Below this line is the material. Write out only its lines from the one containing "Write the Plotly.js code for this chart." through the one containing "-4.53, -4.47, -4.38];", both kept, exactly.

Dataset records
★ ★ ★ ★
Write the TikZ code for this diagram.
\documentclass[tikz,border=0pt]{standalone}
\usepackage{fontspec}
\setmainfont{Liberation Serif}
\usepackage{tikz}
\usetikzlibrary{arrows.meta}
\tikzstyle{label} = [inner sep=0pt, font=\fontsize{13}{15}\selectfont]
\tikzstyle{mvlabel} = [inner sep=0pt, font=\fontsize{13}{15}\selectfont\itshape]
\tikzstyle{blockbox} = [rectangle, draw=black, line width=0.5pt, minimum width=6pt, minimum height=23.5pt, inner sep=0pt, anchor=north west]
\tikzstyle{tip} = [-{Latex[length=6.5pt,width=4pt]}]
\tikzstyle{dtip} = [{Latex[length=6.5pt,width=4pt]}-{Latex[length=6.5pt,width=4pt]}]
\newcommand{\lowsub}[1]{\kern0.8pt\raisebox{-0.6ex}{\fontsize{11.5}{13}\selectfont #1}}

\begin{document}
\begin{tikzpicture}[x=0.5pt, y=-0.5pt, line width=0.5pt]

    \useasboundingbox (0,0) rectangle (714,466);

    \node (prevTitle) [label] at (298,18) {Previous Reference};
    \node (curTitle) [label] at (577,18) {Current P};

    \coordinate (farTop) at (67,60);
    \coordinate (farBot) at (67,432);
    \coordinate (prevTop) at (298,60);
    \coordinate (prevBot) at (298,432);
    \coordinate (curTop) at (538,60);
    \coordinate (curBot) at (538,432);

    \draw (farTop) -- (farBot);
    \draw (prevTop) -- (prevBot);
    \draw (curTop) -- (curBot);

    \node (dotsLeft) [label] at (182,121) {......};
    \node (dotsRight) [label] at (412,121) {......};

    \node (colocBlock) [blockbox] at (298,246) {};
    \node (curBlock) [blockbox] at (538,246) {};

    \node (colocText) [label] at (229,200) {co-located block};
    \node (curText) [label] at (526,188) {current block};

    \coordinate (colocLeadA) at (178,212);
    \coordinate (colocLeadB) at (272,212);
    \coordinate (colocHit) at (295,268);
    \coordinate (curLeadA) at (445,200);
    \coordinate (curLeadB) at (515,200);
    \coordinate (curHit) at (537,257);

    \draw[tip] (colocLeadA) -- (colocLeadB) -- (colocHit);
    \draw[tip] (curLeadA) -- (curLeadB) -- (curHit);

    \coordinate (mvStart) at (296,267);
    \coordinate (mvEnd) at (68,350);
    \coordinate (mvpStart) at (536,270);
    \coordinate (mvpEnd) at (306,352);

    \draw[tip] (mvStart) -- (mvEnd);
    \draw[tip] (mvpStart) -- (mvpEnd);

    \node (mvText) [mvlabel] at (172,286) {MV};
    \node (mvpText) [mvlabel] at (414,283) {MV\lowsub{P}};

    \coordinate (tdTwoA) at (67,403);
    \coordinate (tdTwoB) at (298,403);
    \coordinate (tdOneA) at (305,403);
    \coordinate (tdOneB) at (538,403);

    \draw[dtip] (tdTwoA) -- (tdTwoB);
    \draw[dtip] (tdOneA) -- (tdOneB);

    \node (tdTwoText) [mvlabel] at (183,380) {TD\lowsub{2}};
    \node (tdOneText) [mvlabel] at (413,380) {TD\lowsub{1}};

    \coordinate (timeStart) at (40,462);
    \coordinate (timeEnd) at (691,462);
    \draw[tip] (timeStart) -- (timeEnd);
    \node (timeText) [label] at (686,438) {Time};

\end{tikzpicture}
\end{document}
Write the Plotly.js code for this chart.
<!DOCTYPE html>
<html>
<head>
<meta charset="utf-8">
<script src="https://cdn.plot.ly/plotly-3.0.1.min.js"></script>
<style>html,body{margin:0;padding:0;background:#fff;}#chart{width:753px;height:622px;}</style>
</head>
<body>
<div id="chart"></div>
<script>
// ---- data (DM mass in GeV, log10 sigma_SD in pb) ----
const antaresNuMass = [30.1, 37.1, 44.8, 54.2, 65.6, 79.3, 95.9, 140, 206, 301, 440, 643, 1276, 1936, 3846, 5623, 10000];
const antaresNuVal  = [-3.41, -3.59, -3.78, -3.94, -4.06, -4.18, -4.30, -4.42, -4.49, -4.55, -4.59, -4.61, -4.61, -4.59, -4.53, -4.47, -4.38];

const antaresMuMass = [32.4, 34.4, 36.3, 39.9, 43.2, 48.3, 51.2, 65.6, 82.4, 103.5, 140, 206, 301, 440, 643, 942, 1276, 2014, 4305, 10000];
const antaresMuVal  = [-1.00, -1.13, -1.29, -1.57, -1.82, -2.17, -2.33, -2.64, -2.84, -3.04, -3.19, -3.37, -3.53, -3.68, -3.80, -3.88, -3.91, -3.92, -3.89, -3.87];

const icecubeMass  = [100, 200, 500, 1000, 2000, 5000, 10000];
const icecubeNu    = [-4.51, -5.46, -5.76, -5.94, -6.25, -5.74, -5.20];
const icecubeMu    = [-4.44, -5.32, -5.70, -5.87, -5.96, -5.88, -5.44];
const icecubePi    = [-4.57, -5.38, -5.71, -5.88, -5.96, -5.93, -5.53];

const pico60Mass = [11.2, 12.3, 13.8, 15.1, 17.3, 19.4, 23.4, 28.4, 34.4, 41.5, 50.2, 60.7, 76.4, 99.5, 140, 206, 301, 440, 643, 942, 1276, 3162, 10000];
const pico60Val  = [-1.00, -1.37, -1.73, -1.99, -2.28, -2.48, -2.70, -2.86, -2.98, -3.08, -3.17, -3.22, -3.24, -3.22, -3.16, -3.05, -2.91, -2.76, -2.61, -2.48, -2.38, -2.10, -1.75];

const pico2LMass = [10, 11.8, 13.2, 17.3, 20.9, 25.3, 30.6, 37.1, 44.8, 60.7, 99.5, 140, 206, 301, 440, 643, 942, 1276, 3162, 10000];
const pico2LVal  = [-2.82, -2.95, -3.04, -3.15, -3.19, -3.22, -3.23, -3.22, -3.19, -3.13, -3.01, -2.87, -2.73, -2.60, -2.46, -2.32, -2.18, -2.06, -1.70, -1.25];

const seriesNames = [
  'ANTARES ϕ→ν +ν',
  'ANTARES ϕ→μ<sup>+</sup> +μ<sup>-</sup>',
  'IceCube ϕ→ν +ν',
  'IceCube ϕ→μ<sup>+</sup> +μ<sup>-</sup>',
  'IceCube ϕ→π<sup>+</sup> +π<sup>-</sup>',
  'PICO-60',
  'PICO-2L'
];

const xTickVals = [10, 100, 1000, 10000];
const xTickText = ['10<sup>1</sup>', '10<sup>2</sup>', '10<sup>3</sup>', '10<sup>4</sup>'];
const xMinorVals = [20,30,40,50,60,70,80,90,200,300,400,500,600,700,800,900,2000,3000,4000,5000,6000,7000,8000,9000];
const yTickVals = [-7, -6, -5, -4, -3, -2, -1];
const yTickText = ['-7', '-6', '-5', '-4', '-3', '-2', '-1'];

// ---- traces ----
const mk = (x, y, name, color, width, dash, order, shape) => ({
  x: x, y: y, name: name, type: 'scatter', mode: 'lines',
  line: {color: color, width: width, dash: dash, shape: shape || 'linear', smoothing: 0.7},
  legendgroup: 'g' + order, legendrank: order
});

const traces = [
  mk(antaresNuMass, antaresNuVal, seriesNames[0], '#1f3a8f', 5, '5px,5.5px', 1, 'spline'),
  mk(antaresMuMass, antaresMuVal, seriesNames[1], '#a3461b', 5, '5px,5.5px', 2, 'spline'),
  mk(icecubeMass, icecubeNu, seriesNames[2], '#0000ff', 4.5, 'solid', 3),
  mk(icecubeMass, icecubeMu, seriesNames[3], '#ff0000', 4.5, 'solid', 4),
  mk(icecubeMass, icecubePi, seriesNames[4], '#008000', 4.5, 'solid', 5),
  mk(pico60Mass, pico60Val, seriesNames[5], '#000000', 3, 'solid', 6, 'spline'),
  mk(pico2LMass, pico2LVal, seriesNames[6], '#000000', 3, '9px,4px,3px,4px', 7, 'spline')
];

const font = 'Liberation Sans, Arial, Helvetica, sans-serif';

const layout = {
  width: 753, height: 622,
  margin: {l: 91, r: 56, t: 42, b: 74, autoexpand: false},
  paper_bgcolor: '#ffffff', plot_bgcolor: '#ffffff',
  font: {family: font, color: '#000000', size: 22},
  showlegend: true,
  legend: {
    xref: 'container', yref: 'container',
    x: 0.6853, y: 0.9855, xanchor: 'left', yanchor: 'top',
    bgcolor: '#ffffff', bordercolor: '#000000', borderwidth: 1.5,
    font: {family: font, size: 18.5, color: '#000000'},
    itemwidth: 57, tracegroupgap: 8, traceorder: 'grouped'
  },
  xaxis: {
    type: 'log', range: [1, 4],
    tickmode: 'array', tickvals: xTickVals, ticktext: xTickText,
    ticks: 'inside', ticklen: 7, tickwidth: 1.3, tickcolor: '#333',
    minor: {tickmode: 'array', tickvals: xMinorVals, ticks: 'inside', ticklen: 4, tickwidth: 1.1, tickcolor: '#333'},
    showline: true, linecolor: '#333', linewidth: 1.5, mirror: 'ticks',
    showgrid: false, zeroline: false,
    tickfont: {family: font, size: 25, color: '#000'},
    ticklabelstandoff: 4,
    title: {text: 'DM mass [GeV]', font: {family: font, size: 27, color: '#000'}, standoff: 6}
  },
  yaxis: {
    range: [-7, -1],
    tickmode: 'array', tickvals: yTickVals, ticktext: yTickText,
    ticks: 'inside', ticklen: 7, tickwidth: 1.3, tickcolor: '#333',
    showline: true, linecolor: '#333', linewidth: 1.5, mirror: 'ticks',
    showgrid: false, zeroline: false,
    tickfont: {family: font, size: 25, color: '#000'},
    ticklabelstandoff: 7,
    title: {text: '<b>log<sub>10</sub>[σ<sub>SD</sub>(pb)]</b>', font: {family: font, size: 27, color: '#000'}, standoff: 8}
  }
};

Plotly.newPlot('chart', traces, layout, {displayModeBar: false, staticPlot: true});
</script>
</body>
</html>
★ ★ ★ ★
**OUTPUT**
Write the Plotly.js code for this chart.
<!DOCTYPE html>
<html>
<head>
<meta charset="utf-8">
<script src="https://cdn.plot.ly/plotly-3.0.1.min.js"></script>
<style>html,body{margin:0;padding:0;background:#fff;}#chart{width:753px;height:622px;}</style>
</head>
<body>
<div id="chart"></div>
<script>
// ---- data (DM mass in GeV, log10 sigma_SD in pb) ----
const antaresNuMass = [30.1, 37.1, 44.8, 54.2, 65.6, 79.3, 95.9, 140, 206, 301, 440, 643, 1276, 1936, 3846, 5623, 10000];
const antaresNuVal  = [-3.41, -3.59, -3.78, -3.94, -4.06, -4.18, -4.30, -4.42, -4.49, -4.55, -4.59, -4.61, -4.61, -4.59, -4.53, -4.47, -4.38];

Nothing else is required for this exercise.